*Raw data*:
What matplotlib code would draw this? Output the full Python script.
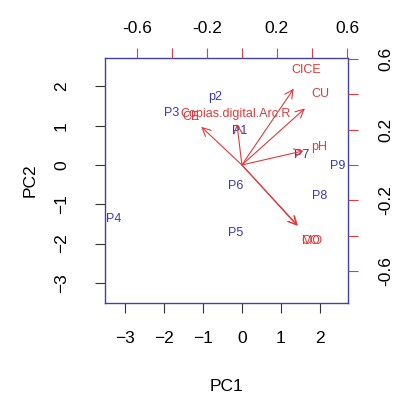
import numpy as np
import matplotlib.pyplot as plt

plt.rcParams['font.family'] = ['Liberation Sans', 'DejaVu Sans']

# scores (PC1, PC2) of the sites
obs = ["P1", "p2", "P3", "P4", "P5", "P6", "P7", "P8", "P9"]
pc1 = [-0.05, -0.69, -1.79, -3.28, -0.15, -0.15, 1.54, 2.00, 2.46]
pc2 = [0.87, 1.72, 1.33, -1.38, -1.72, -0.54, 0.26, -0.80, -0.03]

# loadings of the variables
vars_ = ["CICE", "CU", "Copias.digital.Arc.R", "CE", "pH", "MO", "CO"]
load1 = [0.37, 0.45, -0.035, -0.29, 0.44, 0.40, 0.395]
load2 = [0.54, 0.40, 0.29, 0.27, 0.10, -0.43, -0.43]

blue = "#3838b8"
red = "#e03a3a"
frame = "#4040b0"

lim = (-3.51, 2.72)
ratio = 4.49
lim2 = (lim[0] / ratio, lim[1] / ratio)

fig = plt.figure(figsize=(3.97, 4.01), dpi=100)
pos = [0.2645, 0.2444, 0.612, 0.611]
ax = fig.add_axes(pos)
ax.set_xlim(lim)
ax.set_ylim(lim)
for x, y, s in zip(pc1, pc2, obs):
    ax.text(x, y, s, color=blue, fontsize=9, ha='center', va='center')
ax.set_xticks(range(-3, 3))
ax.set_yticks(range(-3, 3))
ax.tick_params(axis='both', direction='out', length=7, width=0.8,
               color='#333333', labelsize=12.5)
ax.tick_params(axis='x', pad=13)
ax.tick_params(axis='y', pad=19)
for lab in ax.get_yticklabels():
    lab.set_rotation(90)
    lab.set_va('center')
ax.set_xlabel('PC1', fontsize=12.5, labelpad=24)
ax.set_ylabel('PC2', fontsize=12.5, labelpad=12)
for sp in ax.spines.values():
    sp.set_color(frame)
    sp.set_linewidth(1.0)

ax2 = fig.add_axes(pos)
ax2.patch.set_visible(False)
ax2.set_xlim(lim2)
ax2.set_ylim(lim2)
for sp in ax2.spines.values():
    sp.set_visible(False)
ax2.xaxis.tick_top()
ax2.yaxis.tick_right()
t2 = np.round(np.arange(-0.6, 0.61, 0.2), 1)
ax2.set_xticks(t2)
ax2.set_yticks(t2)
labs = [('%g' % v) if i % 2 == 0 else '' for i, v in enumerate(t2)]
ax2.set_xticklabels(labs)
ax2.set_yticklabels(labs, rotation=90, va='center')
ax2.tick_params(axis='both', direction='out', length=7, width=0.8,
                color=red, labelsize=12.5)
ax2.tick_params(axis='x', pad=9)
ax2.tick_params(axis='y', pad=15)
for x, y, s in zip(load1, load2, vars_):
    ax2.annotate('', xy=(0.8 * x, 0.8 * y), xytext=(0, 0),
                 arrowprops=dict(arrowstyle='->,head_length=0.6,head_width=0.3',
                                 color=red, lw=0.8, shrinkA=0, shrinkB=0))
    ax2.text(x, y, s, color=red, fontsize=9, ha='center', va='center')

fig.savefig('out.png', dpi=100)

*Short problem*: Every line from the top of the material above through the line with "plt.rcParams['font.family'] = ['Liberation" should be duplicated exactly, please; leave out the pictures.

*Full output*:
What matplotlib code would draw this? Output the full Python script.
import numpy as np
import matplotlib.pyplot as plt

plt.rcParams['font.family'] = ['Liberation Sans', 'DejaVu Sans']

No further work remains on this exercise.